Na zoé dos gregos há uma desqualificação do corpo (soma) na definição da vida, sem representação política, como no caso dos escravos. A vida bios é a vida racional, própria de pessoas ou comunidades. A vida política é a bios política como uma vida qualificada. Um tipo de vida de pessoa que é admirada por suas ações e condutas. Por sua práxis, pelo que ele faz, e por sua léxis, pelo que ele diz. Práxis e léxis nas pessoas e comunidades possibilitam a existência da polis democrática, e por extensão da liberdade.

 

Mas quando compreendida a partir do hayah, da vida que ressurge, os discípulos do Mashiah vão além da compreensão grega. Veem zoé, que tem nela o hayah bíblico, como a vida eterna, dom do haShem entregue àqueles que aceitam o Mashiah, como senhor.
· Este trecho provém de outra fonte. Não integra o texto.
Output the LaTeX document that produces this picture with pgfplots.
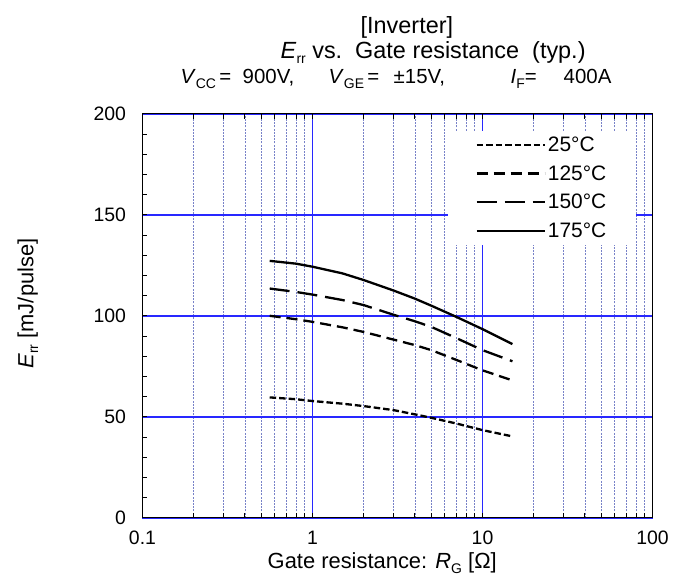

E a vida bios passa de fato a ser a vida terrena, que renasce no permanente ciclo de nascimento e morte.

 

Por isso, o Mashiah respondeu a Toma/ Tomé: “Eu sou o caminho, a verdade e a vida. Ninguém vem ao Pai senão através de mim.”

 

E voltemos à festa da Candelária. Que haShem abençoe você, que ele faça resplandecer o seu rosto sobre você nesta festa em que se comemora a luz de Yeshua, que veio ao mundo, inclusive com os crepes oferecidos aos peregrinos, não apenas por lembrarem o sol em seu formato e cor, mas também como forma de dizer: ainda possuímos provisão para o inverno. Que haShem lhe dê a luz e provisão em abundância, é a oração que faço de todo o coração por você, pedra preciosa e resplandecente aos olhos de haShem. E que assim seja!

 

Referência bibliografia

ELIOT, T. S., Poesia, 3a. edição, Rio de Janeiro, Editora Nova Fronteira, 1981.

SPURGEON, Charles Haddon, Esboços Bíblicos de Gênesis a Apocalipse, aprendendo com o príncipe dos pregadores, São Paulo, Shedd Publicações, 2002.